***** DATA SECTION

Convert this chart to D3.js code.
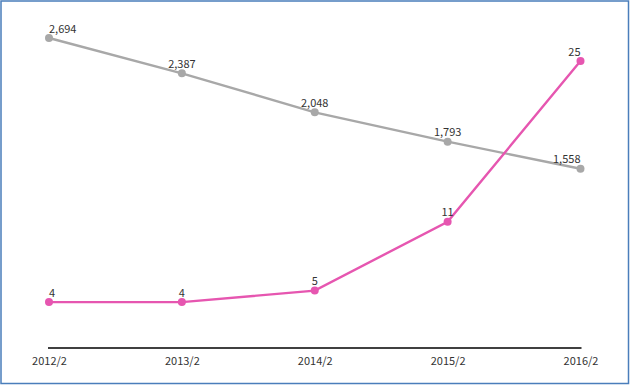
<!DOCTYPE html>
<html><head><meta charset="utf-8">
<script src="https://cdn.jsdelivr.net/npm/d3@7"></script>
<style>
html,body{margin:0;padding:0;background:#fff;}
svg{display:block;}
</style></head>
<body>
<svg id="chart" width="630" height="385"></svg>
<script>
const categories = ["2012/2","2013/2","2014/2","2015/2","2016/2"];
const greyValues = [2694, 2387, 2048, 1793, 1558];
const pinkValues = [4, 4, 5, 11, 25];

const W = 630, H = 385;
const svg = d3.select("#chart");
const font = "'Noto Sans CJK JP', 'Noto Sans', sans-serif";

svg.append("rect").attr("x",1).attr("y",1).attr("width",W-2.5).attr("height",H-2.5)
  .attr("fill","#fff").attr("stroke","#4a7ebb").attr("stroke-width",1.5);

const x = d3.scalePoint().domain(categories).range([49, 580.5]);
const yGrey = d3.scaleLinear().domain([0, 2694]).range([348, 38]);
const yPink = d3.scaleLinear().domain([0, 25]).range([348, 61]);

// x axis
const xAxis = d3.axisBottom(x).tickSize(0).tickPadding(9);
const gx = svg.append("g").attr("transform","translate(0,348)").call(xAxis);
gx.select(".domain").attr("stroke","#404040").attr("stroke-width",2.2).attr("d","M48,0H581.5");
gx.selectAll("text").attr("font-family",font).attr("font-size",11).attr("fill","#333");

function series(vals, y, color){
  const g = svg.append("g");
  const line = d3.line().x((d,i)=>x(categories[i])).y(d=>y(d));
  g.append("path").datum(vals).attr("d",line).attr("fill","none")
    .attr("stroke",color).attr("stroke-width",2.4);
  g.selectAll("circle").data(vals).join("circle")
    .attr("cx",(d,i)=>x(categories[i])).attr("cy",d=>y(d)).attr("r",4).attr("fill",color);
  g.selectAll("text").data(vals).join("text")
    .attr("x",(d,i)=>x(categories[i])).attr("y",d=>y(d)-5.5)
    .attr("text-anchor",(d,i)=> i===0 ? "start" : (i===vals.length-1 ? "end" : "middle"))
    .attr("font-family",font).attr("font-size",11).attr("fill","#333")
    .text(d=>d3.format(",")(d));
}
series(greyValues, yGrey, "#a8a8a8");
series(pinkValues, yPink, "#e656b0");
</script>
</body></html>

**********

Quote the listing above in full, except for the pictures.

◆ **ANSWER IN FULL**
Convert this chart to D3.js code.
<!DOCTYPE html>
<html><head><meta charset="utf-8">
<script src="https://cdn.jsdelivr.net/npm/d3@7"></script>
<style>
html,body{margin:0;padding:0;background:#fff;}
svg{display:block;}
</style></head>
<body>
<svg id="chart" width="630" height="385"></svg>
<script>
const categories = ["2012/2","2013/2","2014/2","2015/2","2016/2"];
const greyValues = [2694, 2387, 2048, 1793, 1558];
const pinkValues = [4, 4, 5, 11, 25];

const W = 630, H = 385;
const svg = d3.select("#chart");
const font = "'Noto Sans CJK JP', 'Noto Sans', sans-serif";

svg.append("rect").attr("x",1).attr("y",1).attr("width",W-2.5).attr("height",H-2.5)
  .attr("fill","#fff").attr("stroke","#4a7ebb").attr("stroke-width",1.5);

const x = d3.scalePoint().domain(categories).range([49, 580.5]);
const yGrey = d3.scaleLinear().domain([0, 2694]).range([348, 38]);
const yPink = d3.scaleLinear().domain([0, 25]).range([348, 61]);

// x axis
const xAxis = d3.axisBottom(x).tickSize(0).tickPadding(9);
const gx = svg.append("g").attr("transform","translate(0,348)").call(xAxis);
gx.select(".domain").attr("stroke","#404040").attr("stroke-width",2.2).attr("d","M48,0H581.5");
gx.selectAll("text").attr("font-family",font).attr("font-size",11).attr("fill","#333");

function series(vals, y, color){
  const g = svg.append("g");
  const line = d3.line().x((d,i)=>x(categories[i])).y(d=>y(d));
  g.append("path").datum(vals).attr("d",line).attr("fill","none")
    .attr("stroke",color).attr("stroke-width",2.4);
  g.selectAll("circle").data(vals).join("circle")
    .attr("cx",(d,i)=>x(categories[i])).attr("cy",d=>y(d)).attr("r",4).attr("fill",color);
  g.selectAll("text").data(vals).join("text")
    .attr("x",(d,i)=>x(categories[i])).attr("y",d=>y(d)-5.5)
    .attr("text-anchor",(d,i)=> i===0 ? "start" : (i===vals.length-1 ? "end" : "middle"))
    .attr("font-family",font).attr("font-size",11).attr("fill","#333")
    .text(d=>d3.format(",")(d));
}
series(greyValues, yGrey, "#a8a8a8");
series(pinkValues, yPink, "#e656b0");
</script>
</body></html>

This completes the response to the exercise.